The striving of unelected officials to usurp presidential powers is all-pervasive now, with serious implications for the conduct of U.S. foreign policy. There is no comparable case in modern diplomatic history of a major power undermining its own status as a unitary actor.

Mikhail Gorbachev’s dismantling of the Soviet Bloc and Deng Xiaoping’s radical reforms ran counter to the preferences of many old-guard apparatchiks, yet there was no sustained resistance on a comparable scale. The U.K. Foreign Office is mostly staffed by pro-EU remainers, but they have refrained from staging a systemic obstruction of Prime Minister Boris Johnson’s Brexit agenda. On a smaller scale, President F.W. de Klerk’s momentous decision to dismantle apartheid was not resisted by South Africa’s solidly white senior bureaucrats and uniformed officers.

It is in the American interest that Trump survives impeachment and wins in November.
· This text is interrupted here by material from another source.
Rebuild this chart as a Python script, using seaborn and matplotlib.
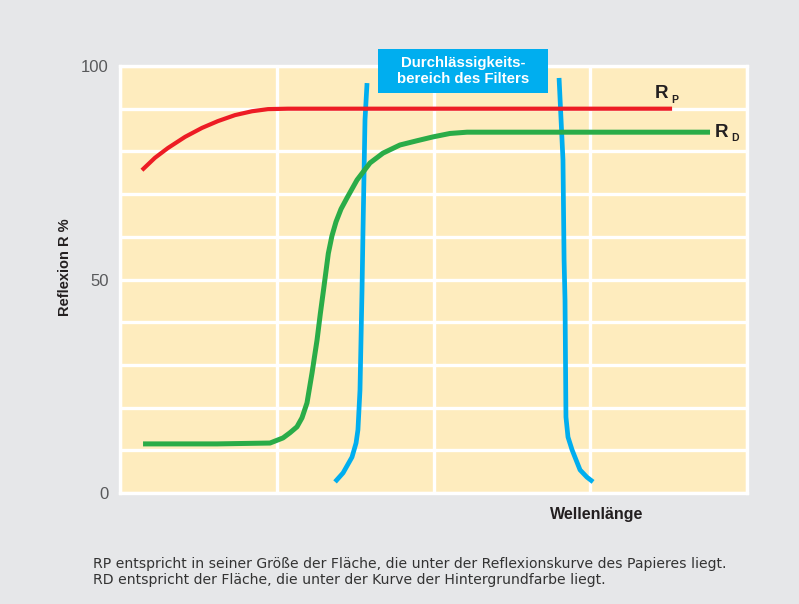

If he does, a purge of the mandarins and their lower-ranking fellow travelers in the diplomatic, security, and intelligence services should top his agenda.

For as long as the neocon-neolib hydra remains in place, Trump’s attempts to turn America into a normal, non-missionary nation-among-nations will be thwarted; neither the U.S. nor the world will be safe from their millenarian urge to “engage” America in pursuit of universal ideals. Its pernicious role is inseparable from the impeachment farce: in both cases, the elite class has subverted the law and voters’ will in order to assert its power. Machina delenda est should be Trump’s motto.